Conscious of the opposition that its last option would inevitably encounter, the Committee noted that the initial reaction to it would be one of total rejection. It may fuel violent agitations in Telangana and put pressure on MLAs, MLCs and MPs to resign and lead to the demand for a Regional Council in Rayalaseema and the other backward sub-regions of the State.

The Srikrishna Committee has accomplished its assignment with competence and professionalism as claimed, but the road ahead for the Congress is riddled with political landmines. Exercising the option to keep the State united may mean erosion of its already weak base in Telangana. Dividing the State will not enhance its popularity as it has to contend with competition from N. Chandrababu Naidu's Telugu Desam Party and from former Kadapa MP Y.S. Jaganmohan Reddy in the ‘Seemandhra' region.

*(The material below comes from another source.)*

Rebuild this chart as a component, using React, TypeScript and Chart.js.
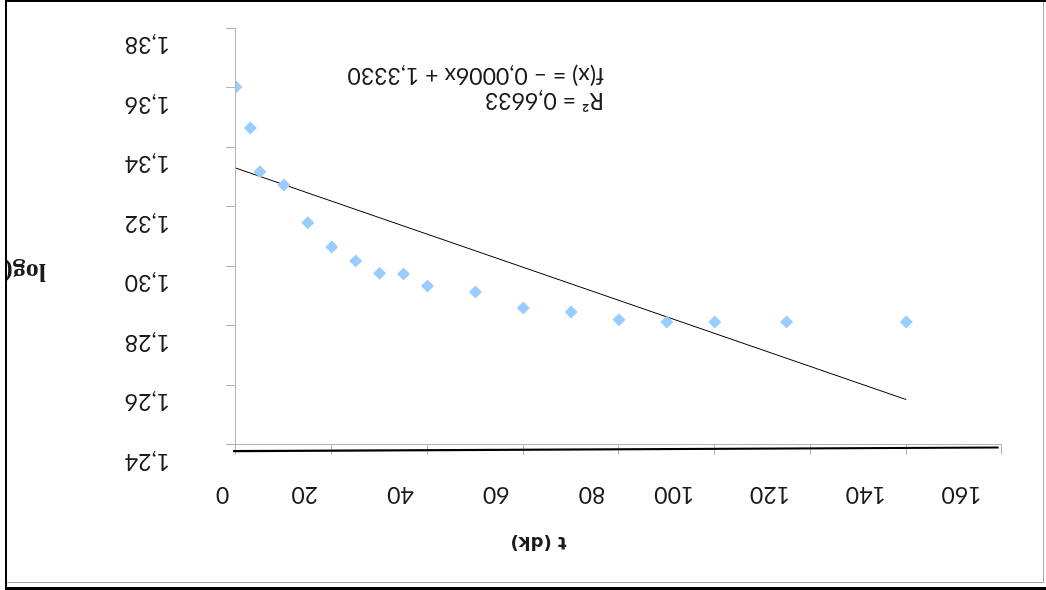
import React, { useEffect, useRef } from 'react';
import { Chart, registerables } from 'chart.js';

Chart.register(...registerables);

// ---- data ----
const tValues = [0, 3, 5, 10, 15, 20, 25, 30, 35, 40, 50, 60, 70, 80, 90, 100, 115, 140];
const logValues = [
  1.3603, 1.3465, 1.3318, 1.3273, 1.3146, 1.3065, 1.3018, 1.2977, 1.2974,
  1.2934, 1.2914, 1.286, 1.2846, 1.282, 1.2813, 1.2813, 1.2813, 1.2813,
];
const trendT = [0, 140];
const trendLog = [1.333, 1.2552];
const baseT = [-0.6, 159.3];
const baseLog = [1.2379, 1.2391];

const xTickLabels = ['0', '20', '40', '60', '80', '100', '120', '140', '160'];
const yTickLabels = ['1,24', '1,26', '1,28', '1,30', '1,32', '1,34', '1,36', '1,38'];
const xTitle = 't (dk)';
const yTitle = 'log(';
const r2Line = 'R² = 0,6633';
const eqLine = 'f(x) = – 0,0006x + 1,3330';

const W = 1046;
const H = 590;
const LABEL_FONT = '23px Lato';

const textPlugin = {
  id: 'rotatedTexts',
  afterDraw(chart: any) {
    const { ctx, chartArea } = chart;
    const xs = chart.scales.x;
    const ys = chart.scales.y;
    ctx.save();
    ctx.fillStyle = '#1a1a1a';
    ctx.font = LABEL_FONT;
    ctx.textBaseline = 'alphabetic';
    ctx.textAlign = 'center';
    xTickLabels.forEach((l) => {
      const px = xs.getPixelForValue(Number(l));
      ctx.fillText(l, px + 13.5 * l.length, chartArea.top - 42);
    });
    ctx.textAlign = 'left';
    yTickLabels.forEach((l) => {
      const py = ys.getPixelForValue(Number(l.replace(',', '.')));
      ctx.fillText(l, chartArea.right + 66, py - 9);
    });
    ctx.fillText(r2Line, 442, 497);
    ctx.fillText(eqLine, 442, 521.5);

    ctx.font = 'bold 18px "DejaVu Sans"';
    ctx.textAlign = 'center';
    ctx.fillText(xTitle, 507.5, 52.6);

    ctx.beginPath();
    ctx.rect(0, 0, 1039, H);
    ctx.clip();
    ctx.font = 'bold 26px "Liberation Serif"';
    ctx.textAlign = 'left';
    ctx.fillText(yTitle, 1000, 326);
    ctx.restore();
  },
};

export default function App() {
  const ref = useRef<HTMLCanvasElement>(null);

  useEffect(() => {
    if (!ref.current) return;
    const axisColor = '#b3b3b3';
    const chart = new Chart(ref.current, {
      type: 'scatter',
      data: {
        datasets: [
          {
            label: 'log',
            data: tValues.map((t, i) => ({ x: t, y: logValues[i] })),
            pointStyle: 'rectRot',
            pointRadius: 6.5,
            pointHoverRadius: 6.5,
            backgroundColor: '#99ccff',
            borderColor: '#99ccff',
            borderWidth: 0,
            showLine: false,
          },
          {
            label: 'trend',
            data: trendT.map((t, i) => ({ x: t, y: trendLog[i] })),
            showLine: true,
            borderColor: '#000000',
            borderWidth: 1,
            pointRadius: 0,
            fill: false,
          },
          {
            label: 'base',
            data: baseT.map((t, i) => ({ x: t, y: baseLog[i] })),
            showLine: true,
            borderColor: '#000000',
            borderWidth: 2.2,
            pointRadius: 0,
            fill: false,
            clip: false as any,
          },
        ],
      },
      options: {
        animation: false,
        responsive: false,
        devicePixelRatio: 1,
        events: [],
        layout: {
          autoPadding: false,
          padding: { left: 44, right: 226, top: 135.2, bottom: 28.3 },
        },
        plugins: {
          legend: { display: false },
          tooltip: { enabled: false },
          title: { display: false },
        },
        scales: {
          x: {
            type: 'linear',
            position: 'top',
            reverse: true,
            min: 0,
            max: 160,
            ticks: { stepSize: 20, display: false },
            grid: {
              display: true,
              drawOnChartArea: false,
              drawTicks: true,
              tickLength: 10,
              color: axisColor,
            },
            border: { display: true, color: axisColor, width: 1 },
          },
          y: {
            type: 'linear',
            position: 'right',
            reverse: true,
            min: 1.24,
            max: 1.38,
            ticks: { stepSize: 0.02, display: false },
            grid: {
              display: true,
              drawOnChartArea: false,
              drawTicks: true,
              tickLength: 10,
              color: axisColor,
            },
            border: { display: true, color: axisColor, width: 1 },
          },
        },
      },
      plugins: [textPlugin],
    });
    return () => chart.destroy();
  }, []);

  const box = (l: number, t: number, w: number, h: number, c: string) => (
    <div
      style={{ position: 'absolute', left: l, top: t, width: w, height: h, background: c }}
    />
  );

  return (
    <div
      style={{
        position: 'fixed',
        left: 0,
        top: 0,
        width: W,
        height: H,
        background: '#ffffff',
        overflow: 'hidden',
        transform: 'rotate(180deg)',
        transformOrigin: '50% 50%',
      }}
    >
      <canvas
        ref={ref}
        width={W}
        height={H}
        style={{ position: 'absolute', left: 0, top: 0, width: W, height: H }}
      />
      {box(1039, 0, 2, H, '#000')}
      {box(0, 0, 1041, 3, '#000')}
      {box(0, 588, 1041, 2, '#000')}
      {box(2, 8, 1, 580, '#a8a8a8')}
      {box(2, 7, 1037, 1, '#a8a8a8')}
    </div>
  );
}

It can emerge from this zero sum game only through “firm political and administrative management” of the unfolding situation, as suggested by the Srikrishna Committee. High expectations rest on Chief Minister N. Kiran Kumar Reddy, who has given every indication of being resolute in the face of pressure. Much is expected also from the all-party meeting convened by Mr. Chidambaram towards the end of January to discuss the 461-page report.